Dazu kommen saisonbedingte Nachfrageschwankungen oder nicht immer vorhersehbare Marktbedeutungen. Und dann muss die Auslastung der Fabriken ja auch möglichst wirtschaftlich organisiert werden – was für den Kunden eine positive Auswirkung auf den Kaufpreis hat.
Durch die in der Praxis bei Neureifen übliche Lagerungsdauer entstehen aber auch rechtlich keine Nachteile: Die Gewährleistungspflicht gegenüber dem Verbraucher beginnt mit dem Zeitpunkt des Reifenkaufs und nicht mit dem Zeitpunkt der Produktion des Reifens.

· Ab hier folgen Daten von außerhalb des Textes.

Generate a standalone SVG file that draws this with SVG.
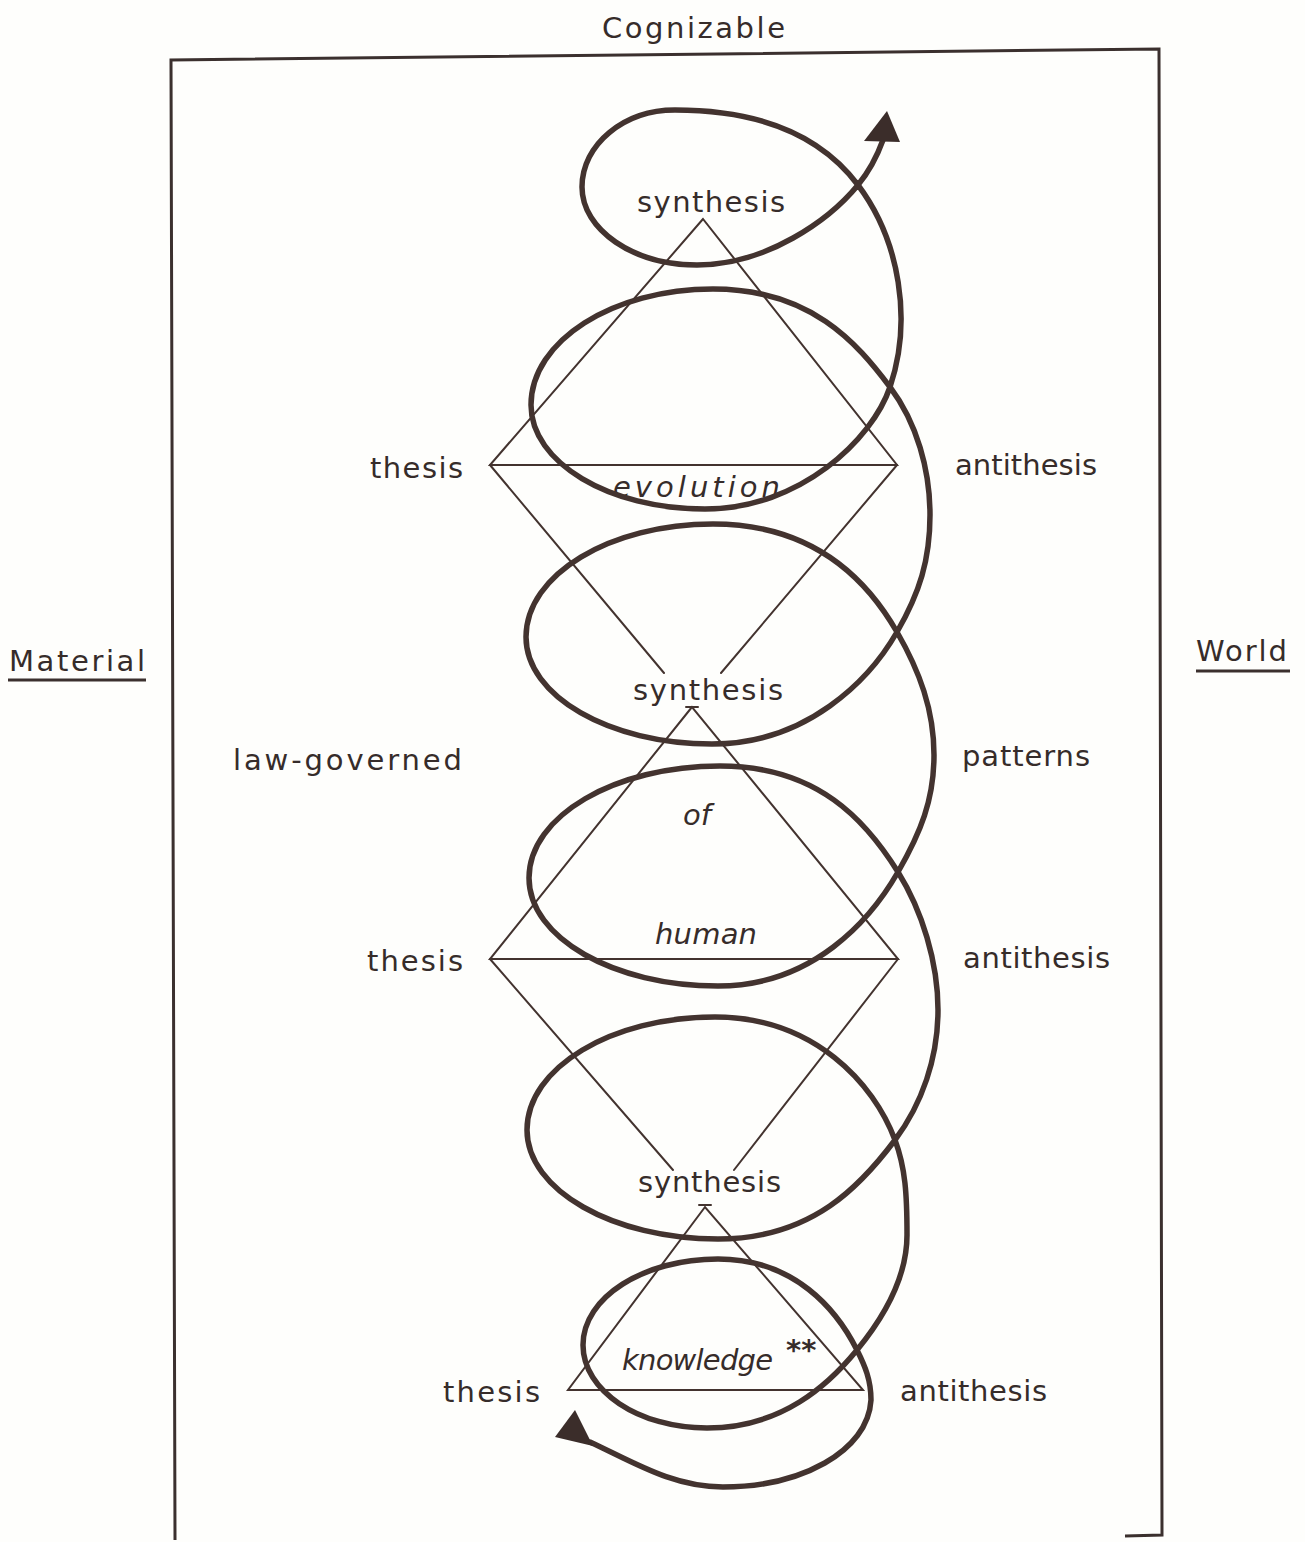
<svg xmlns="http://www.w3.org/2000/svg" width="1305" height="1542" viewBox="0 0 1305 1542">
<style>
.t{font-family:"DejaVu Sans","Liberation Sans",Arial,sans-serif;font-size:29px;fill:#362c2a;}
.i{font-style:italic;}
.thin{fill:none;stroke:#43332f;stroke-width:2;stroke-linecap:round;}
.frame{fill:none;stroke:#3b302e;stroke-width:3;}
.coil{fill:none;stroke:#43332f;stroke-width:5.5;stroke-linecap:round;stroke-linejoin:round;}
.head{fill:#3b2d2a;}
</style>
<rect width="1305" height="1542" fill="#fefefc"/>
<g id="frame">
<path class="frame" d="M175,1540 L171,60 L1159,49 L1162,1535 L1125,1536"/>
</g>
<g id="outer-labels">
<text class="t" x="602" y="38" font-size="31" textLength="183" lengthAdjust="spacing">Cognizable</text>
<text class="t" x="9" y="671" font-size="30" textLength="136" lengthAdjust="spacing">Material</text>
<line x1="8" y1="680" x2="146" y2="680" stroke="#3b302e" stroke-width="3"/>
<text class="t" x="1196" y="661" font-size="30" textLength="91" lengthAdjust="spacing">World</text>
<line x1="1196" y1="671" x2="1290" y2="671" stroke="#3b302e" stroke-width="3"/>
</g>
<g id="triangles">
<path class="thin" d="M703,219 L490,465 L897,465 Z"/>
<path class="thin" d="M490,465 L664,673 M897,465 L721,673"/>
<path class="thin" d="M692,707 L490,959 L898,959 Z"/>
<path class="thin" d="M686,707 L698,707"/>
<path class="thin" d="M490,959 L673,1170 M898,959 L734,1170"/>
<path class="thin" d="M705,1207 L568,1390 L863,1390 Z"/>
<path class="thin" d="M699,1205 L711,1205"/>
</g>
<g id="node-labels">
<text class="t" x="637" y="212" textLength="148" lengthAdjust="spacing">synthesis</text>
<text class="t" x="370" y="478" textLength="93" lengthAdjust="spacing">thesis</text>
<text class="t" x="955" y="475" textLength="142" lengthAdjust="spacing">antithesis</text>
<text class="t" x="633" y="700" textLength="150" lengthAdjust="spacing">synthesis</text>
<text class="t" x="233" y="770" textLength="229" lengthAdjust="spacing">law-governed</text>
<text class="t" x="962" y="766" textLength="128" lengthAdjust="spacing">patterns</text>
<text class="t" x="367" y="971" textLength="96" lengthAdjust="spacing">thesis</text>
<text class="t" x="963" y="968" textLength="147" lengthAdjust="spacing">antithesis</text>
<text class="t" x="638" y="1192" textLength="143" lengthAdjust="spacing">synthesis</text>
<text class="t" x="443" y="1402" textLength="97" lengthAdjust="spacing">thesis</text>
<text class="t" x="900" y="1401" textLength="147" lengthAdjust="spacing">antithesis</text>
<text class="t i" x="613" y="497" textLength="167" lengthAdjust="spacing">evolution</text>
<text class="t i" x="683" y="825">of</text>
<text class="t i" x="655" y="944" textLength="102" lengthAdjust="spacing">human</text>
<text class="t i" x="622" y="1370" textLength="151" lengthAdjust="spacing">knowledge</text>
<text class="t" x="786" y="1360" font-size="28" font-weight="bold">**</text>
</g>
<g id="connectors">
<path class="coil" d="M590,1442 C635,1463 673,1487 723,1487 C800,1487 868,1452 871,1400 C871,1380 865,1366 857,1350
C836.8,1310 795,1259 718,1259 C643.5,1259 583,1297.5 583,1345 C583,1390.8 638.5,1428 707,1428 C782,1428 828.6,1384.7 857,1350
C885.4,1315.4 907,1275 907,1235 C907,1195 905.5,1168 895,1140
C874,1083.6 814,1017 715,1017 C611,1017 527,1068 527,1130 C527,1190 613,1239 718,1239 C813,1239 862,1184 895,1140
C922,1104 938,1058 938,1010 C938,962 921.9,910.3 898,872
C866.2,821 818,766 720,766 C615,766 529,816 529,878 C529,938 614,986 718,986 C813,986 870.5,919.9 898,872
C920.5,832.9 934,800 934,755 C934,710 919.5,671 897,632
C867,579.8 814.6,524 713,524 C610,524 526,574.6 526,637 C526,696 609.3,744 712,744 C807,744 869.5,679.9 897,632
C919.5,592.9 930,560 930,515 C930,470 917,423 890,387
C857,343 810.7,289 713,289 C612.5,289 531,341 531,405 C531,462.4 609,509 705,509 C800,509 872.4,439.3 890,387
C912.4,320.5 900,241 858,185
C828,145 776,110 675,110 C623.7,110 582,144.5 582,187 C582,230 633.5,265 697,265 C767,265 829.6,219.7 858,185
C870.6,169.6 879,151 883,140"/>
<polygon class="head" points="887,111 864,141 900,142"/>
<polygon class="head" points="575,1410 555,1437 593,1446"/>
</g>
</svg>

Sollte es gesetzliche Regelungen zum Reifenalter geben?
Dies ist wenig ratsam, da Nutzungsdauer und Laufleistung von der Summe der Lagerungs-, Betriebs- und Servicebeanspruchungen abhängig sind. Ein Reifen wird im Laufe seines Lebens unterschiedlichen Belastungen ausgesetzt. Ich denke da an Beladung, Geschwindigkeit, Fülldruck, Längs- und Querkraftanteile, Verletzungen und vieles mehr.
Da diese Bedingungen stark variieren können, ist eine Lebensdauerprognose bzw. gesetzliche Einsatzgrenze allein aufgrund des chronologischen Reifenalters nicht möglich.
Beeinflusst die Lagerung den Alterungsprozess? Und was wären die idealen Lagerbedingungen?
Eine sachgerechte Lagerung führt zu einem stark verlangsamten Alterungsprozess, so dass die Reifenalterung praktisch erst mit dem Fahrbetrieb beginnt.
Ideale Lagerbedingungen sind: Eine niedrige Umgebungstemperatur und Luftfeuchtigkeit mit möglichst wenig Luftwechsel, keine ozon-erzeugenden Einrichtungen wie z.B. elektrische Maschinen im Lagerbereich, möglichst keine direkte Sonneneinstrahlung sowie die Vermeidung von Berührung mit Lösungsmitteln, Kraft- und Schmierstoffen, Chemikalien, Säuren oder Desinfektionsmitteln. Die Lagerung muss im spannungsfreien Zustand ohne Druck, Zug oder sonstige Verformungen erfolgen, bei einer Langzeitlagerung aufrecht stehend in dafür vorgesehenen Regalgestellen mit mindestens 10 cm Abstand zum Fußboden.